━━━ Data provided ━━━
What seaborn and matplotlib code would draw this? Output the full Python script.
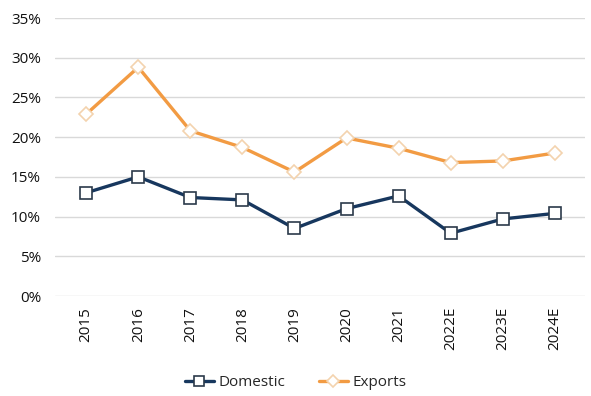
import matplotlib
matplotlib.use("Agg")
import matplotlib.pyplot as plt
import seaborn as sns
import pandas as pd
from matplotlib.ticker import FuncFormatter, MultipleLocator

years = ["2015", "2016", "2017", "2018", "2019", "2020", "2021", "2022E", "2023E", "2024E"]
domestic = [13.0, 15.0, 12.4, 12.1, 8.5, 11.0, 12.6, 7.9, 9.7, 10.4]
exports = [22.9, 28.8, 20.8, 18.7, 15.6, 19.9, 18.6, 16.8, 17.0, 18.0]

df = pd.DataFrame({"Year": years * 2,
                   "Value": domestic + exports,
                   "Series": ["Domestic"] * len(years) + ["Exports"] * len(years)})

sns.set_theme(style="white")
plt.rcParams['font.family'] = ['Open Sans', 'DejaVu Sans']

fig = plt.figure(figsize=(5.91, 3.96), dpi=100)
ax = fig.add_axes([55/591, 1-296/396, 530/591, 278/396])

navy = "#17375E"
orange = "#F29B43"

sns.lineplot(data=df[df.Series == "Domestic"], x="Year", y="Value", ax=ax,
             color=navy, linewidth=2.4, marker="s", markersize=8,
             markerfacecolor="white", markeredgecolor="#2B3A4A", markeredgewidth=1.2,
             label="Domestic", sort=False, zorder=3)
sns.lineplot(data=df[df.Series == "Exports"], x="Year", y="Value", ax=ax,
             color=orange, linewidth=2.4, marker="D", markersize=7.5,
             markerfacecolor="white", markeredgecolor="#F3D3AE", markeredgewidth=1.2,
             label="Exports", sort=False, zorder=3)

ax.set_ylim(0, 35)
ax.set_xlim(-0.6, 9.58)
ax.yaxis.set_major_locator(MultipleLocator(5))
ax.yaxis.set_major_formatter(FuncFormatter(lambda v, p: f"{v:.0f}%"))
ax.grid(axis="y", color="#D9D9D9", linewidth=1)
ax.grid(axis="x", visible=False)
for s in ax.spines.values():
    s.set_visible(False)
ax.set_xlabel("")
ax.set_ylabel("")
ax.tick_params(axis="both", length=0, labelsize=11, colors="#111111")
ax.tick_params(axis="y", pad=10)
ax.tick_params(axis="x", pad=8)
plt.setp(ax.get_xticklabels(), rotation=90, fontweight="medium")
plt.setp(ax.get_yticklabels(), fontweight="medium")

ax.get_legend().remove()
handles, labels = ax.get_legend_handles_labels()
leg = fig.legend(handles, labels, loc="center", bbox_to_anchor=(0.5, 1-383/396), ncol=2,
                 frameon=False, fontsize=11, handlelength=1.9, columnspacing=2.2,
                 handletextpad=0.3, markerscale=0.85)

fig.savefig("out.png", dpi=100)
━━━
Retype each line of the listing above word for word. Exclude the pictures.

Solution to the exercise:
What seaborn and matplotlib code would draw this? Output the full Python script.
import matplotlib
matplotlib.use("Agg")
import matplotlib.pyplot as plt
import seaborn as sns
import pandas as pd
from matplotlib.ticker import FuncFormatter, MultipleLocator

years = ["2015", "2016", "2017", "2018", "2019", "2020", "2021", "2022E", "2023E", "2024E"]
domestic = [13.0, 15.0, 12.4, 12.1, 8.5, 11.0, 12.6, 7.9, 9.7, 10.4]
exports = [22.9, 28.8, 20.8, 18.7, 15.6, 19.9, 18.6, 16.8, 17.0, 18.0]

df = pd.DataFrame({"Year": years * 2,
                   "Value": domestic + exports,
                   "Series": ["Domestic"] * len(years) + ["Exports"] * len(years)})

sns.set_theme(style="white")
plt.rcParams['font.family'] = ['Open Sans', 'DejaVu Sans']

fig = plt.figure(figsize=(5.91, 3.96), dpi=100)
ax = fig.add_axes([55/591, 1-296/396, 530/591, 278/396])

navy = "#17375E"
orange = "#F29B43"

sns.lineplot(data=df[df.Series == "Domestic"], x="Year", y="Value", ax=ax,
             color=navy, linewidth=2.4, marker="s", markersize=8,
             markerfacecolor="white", markeredgecolor="#2B3A4A", markeredgewidth=1.2,
             label="Domestic", sort=False, zorder=3)
sns.lineplot(data=df[df.Series == "Exports"], x="Year", y="Value", ax=ax,
             color=orange, linewidth=2.4, marker="D", markersize=7.5,
             markerfacecolor="white", markeredgecolor="#F3D3AE", markeredgewidth=1.2,
             label="Exports", sort=False, zorder=3)

ax.set_ylim(0, 35)
ax.set_xlim(-0.6, 9.58)
ax.yaxis.set_major_locator(MultipleLocator(5))
ax.yaxis.set_major_formatter(FuncFormatter(lambda v, p: f"{v:.0f}%"))
ax.grid(axis="y", color="#D9D9D9", linewidth=1)
ax.grid(axis="x", visible=False)
for s in ax.spines.values():
    s.set_visible(False)
ax.set_xlabel("")
ax.set_ylabel("")
ax.tick_params(axis="both", length=0, labelsize=11, colors="#111111")
ax.tick_params(axis="y", pad=10)
ax.tick_params(axis="x", pad=8)
plt.setp(ax.get_xticklabels(), rotation=90, fontweight="medium")
plt.setp(ax.get_yticklabels(), fontweight="medium")

ax.get_legend().remove()
handles, labels = ax.get_legend_handles_labels()
leg = fig.legend(handles, labels, loc="center", bbox_to_anchor=(0.5, 1-383/396), ncol=2,
                 frameon=False, fontsize=11, handlelength=1.9, columnspacing=2.2,
                 handletextpad=0.3, markerscale=0.85)

fig.savefig("out.png", dpi=100)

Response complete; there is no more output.